Living just a half-block from the parish, Hubbel’s parents allowed her and her three younger siblings to attend the carnival without adult supervision. It was a different time, she said, and adults had no reason to worry.

Her mother’s family has been in Sacred Heart Parish for five generations. Around the time of the start of World War I, her parents met at the parish’s Strawberry Festival. Her paternal grandfather, and then her father, owned Faulstich’s Bakery on South Highland Avenue. They were married soon after, and sent their children to the parish school, now Archbishop Borders School.

“Our family has not moved far from the church,” she said. “They were really church people.”

The carnival took a hiatus during World War II, then enjoyed its boom years. Hubbel recalled that in the 1950s, the Catholic War Veteran Association – of which her first husband, Henry Ernst, was a member – worked the beer stand, while its Ladies’ Auxiliary – of which she was a member – sold ride tickets.

“Everything that went on at church, we worked at,” she said.

Hubbel said that the carnival drew crowds solely for its cuisine. All of the food sold was homemade, from crab soup to barbeque and crab cakes to hamburgers. Hubbel and her sister, Matilda, worked during the day in the kitchen preparing food before manning carnival booths at night.

Rides were not as extensive as those of today, save for a Ferris wheel and rides for children. Stands offered a selection of plants, flowers and linens.

Six-year-old Brianna Cabrera plays “Hoop Shot!” at the Sacred Heart of Jesus–Sagrado Corazón de Jesús Church carnival in Highlandtown June 19. (Kevin J. Parks/CR Staff)

Games and raffles were as popular then as they are now, with the Pot of Gold game sticking out in Hubbel’s memory. Players paid $1 and chose an envelope, some filled with money, as their prizes.
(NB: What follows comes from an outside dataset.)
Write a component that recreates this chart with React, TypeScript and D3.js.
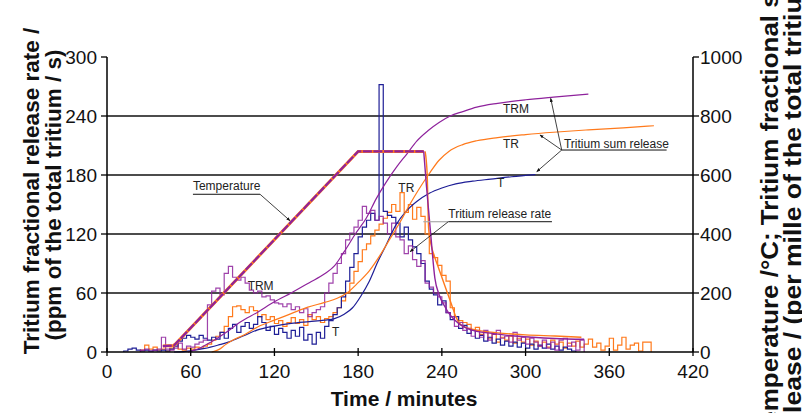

Even after Hubbel stopped volunteering earlier this decade, she was recruited to peel potatoes in the church kitchen. The Baltimore humidity precluded her attending the carnival this year.

“I’d still go,” she said. “When you’re so used to being with those things (events) and doing those things, it’s hard.”

Father Lewandowski called Hubbel the parish’s historian.

“She’s the living memory of our parish,” he said. “We really value her.”

Then and now, the carnival is the parish’s biggest fundraiser.

“It’s one of the times the community pulls together and works together,” Father Lewandowski said. “It’s a great show of unity.”